Four friends, all wannabe actors and all frustrated to different degrees by the film festival success of a pretentious cheeseball aquaintance, head to a house in the woods to hammer out a script for the project that will give them their big breaks. The gang includes Matt, a charismatic idea man; Chad, Matt’s schlubby”funny guy” friend; Catherine, Matt’s orange-tan cliche of a sometime girlfriend; and Michelle, the adorable younger woman who brings out the worst in the rest of the three.

The only one of the four who seems really committed to the careerist angle of the endeavor is Matt, with the other three seemingly going along solely as the means to advance their respective romantic agendas. Chad loves Michelle, who loves (or, at least, lusts for) Matt, who tells Chad everything is over between he and Catherine but is still clearly susceptible to her late-night advances. As each “friend”s real, purely selfish intentions become apparent, trust breaks down and each member of the quarter becomes (not unreasonably) paranoid that another is out to get them.

In the middle of this climate, Michelle has an ambiguously real encounter with a man with a bag on his head. Is this “baghead” a drunken delusion? The prank work of the jealous and manipulative Catherine? Or a sign that a sinister/supernatural force is soon going to make sure this group puts aside their self-absorbed romantic squabbles in favor of self-preservation?

The press notes refer to Baghead’s plot as “a Scooby-Doo narrative,” and as far as self-deprecation goes, that’s cute, but I’m not sure if it’s really accurate. As in that cartoon and certain Oscar-nominated films that adopt some of its tropes, in Baghead there’s a last-minute expository switcharoo, a scene towards the end of the film in which one character reveals to others that the plot they’ve been playing out is not what it seems. But in Baghead, this reversal/revelation feels less like a cheat than a relief, a sign that we were right to put our trust in the Duplass’ naturalism all along.

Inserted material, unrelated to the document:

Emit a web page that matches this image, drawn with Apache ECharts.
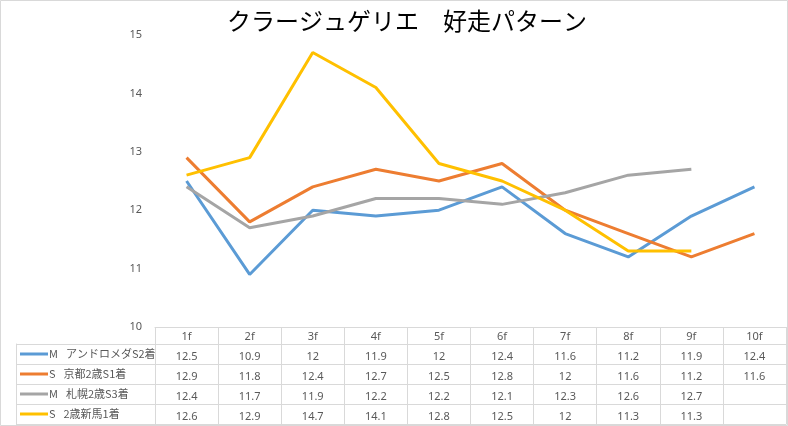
<!DOCTYPE html>
<html>
<head>
<meta charset="utf-8">
<script src="https://cdn.jsdelivr.net/npm/echarts@6/dist/echarts.min.js"></script>
<style>html,body{margin:0;padding:0;background:#fff}#c{width:788px;height:426px}</style>
</head>
<body>
<div id="c"></div>
<script>
const titleText = 'クラージュゲリエ\u3000好走パターン';
const categories = ['1f','2f','3f','4f','5f','6f','7f','8f','9f','10f'];
const seriesNames = ['M\u2002 アンドロメダS2着','S\u2002 京都2歳S1着','M\u2002 札幌2歳S3着','S\u2002 2歳新馬1着'];
const andromeda = [12.5,10.9,12,11.9,12,12.4,11.6,11.2,11.9,12.4];
const kyoto2sai = [12.9,11.8,12.4,12.7,12.5,12.8,12,11.6,11.2,11.6];
const sapporo2sai = [12.4,11.7,11.9,12.2,12.2,12.1,12.3,12.6,12.7,null];
const shinba = [12.6,12.9,14.7,14.1,12.8,12.5,12,11.3,11.3,null];
const colors = ['#5b9bd5','#ed7d31','#a5a5a5','#ffc000'];
const yMin = 10, yMax = 15, yStep = 1;

const allSeries = [andromeda, kyoto2sai, sapporo2sai, shinba];
const textColor = '#595959';
const gridLine = '#d9d9d9';
const numFont = 'Noto Sans, sans-serif';
const jpFont = 'Noto Sans CJK JP, sans-serif';

const xAxes = [{
  type: 'category', gridIndex: 0, data: categories, position: 'bottom',
  boundaryGap: true,
  axisLine: {show: true, lineStyle: {color: gridLine}},
  axisTick: {show: true, interval: 0, length: 97.5, lineStyle: {color: gridLine}},
  axisLabel: {color: textColor, fontSize: 11, fontFamily: numFont, margin: 4, interval: 0}
}];
allSeries.forEach((vals, i) => {
  xAxes.push({
    type: 'category', gridIndex: 0, position: 'bottom', offset: 20 * (i + 1),
    data: vals.map(v => v === null ? '' : String(v)),
    axisLine: {show: false}, axisTick: {show: false},
    axisLabel: {color: textColor, fontSize: 11, fontFamily: numFont, margin: 4, interval: 0}
  });
});
xAxes.push({type: 'value', gridIndex: 1, show: false});

const rich = {t: {color: textColor, fontSize: 11, fontFamily: jpFont, padding: [0, 0, 0, 1]}};
colors.forEach((c, i) => { rich['l' + i] = {width: 28, height: 3, backgroundColor: c}; });

const chart = echarts.init(document.getElementById('c'));
chart.setOption({
  animation: false,
  backgroundColor: '#fff',
  title: {
    text: titleText, left: 222, top: 4,
    textStyle: {fontSize: 24, fontWeight: 'normal', color: '#000', fontFamily: jpFont}
  },
  grid: [
    {left: 155, right: 2, top: 35, bottom: 99},
    {left: 16, right: 2, top: 344, height: 80}
  ],
  xAxis: xAxes,
  yAxis: [
    {type: 'value', gridIndex: 0, min: yMin, max: yMax, interval: yStep,
     axisLine: {show: false}, axisTick: {show: false}, splitLine: {show: false},
     axisLabel: {color: textColor, fontSize: 11, fontFamily: numFont, margin: 13}},
    {type: 'category', gridIndex: 1, data: seriesNames, inverse: true, boundaryGap: true,
     axisLine: {show: true, lineStyle: {color: gridLine}}, axisTick: {show: false},
     splitLine: {show: true, lineStyle: {color: gridLine}},
     axisLabel: {inside: true, margin: 4, interval: 0,
       formatter: (v, idx) => '{l' + idx + '|}{t|' + v + '}', rich: rich}}
  ],
  series: allSeries.map((vals, i) => ({
    name: seriesNames[i], type: 'line', xAxisIndex: 0, yAxisIndex: 0,
    data: vals, symbol: 'none', showSymbol: false,
    lineStyle: {width: 3, color: colors[i]}, itemStyle: {color: colors[i]},
    connectNulls: false
  })),
  graphic: [{type: 'rect', silent: true, shape: {x: 0.5, y: 0.5, width: 787, height: 425},
    style: {fill: 'none', stroke: gridLine, lineWidth: 1}}]
});
</script>
</body>
</html>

What the Duplasses are really adept at––what truly sets them apart from their lo-fi American indie brethren––is an almost antiquated kind of physical comedy. There’s a scene early in the film in which Matt, having seen his other three friends grease the wheel at a social event by using cell phones, whips out his wallet and holds it to his ear. The punchline comes from watching him pay the price for this antic, but the whole nearly-silent sequence could have been ripped from Looney Tunes. The Duplasses can bastardize as many Hollywood genres as they want, but at their core, they’re born comedians, and the world is a better place for it.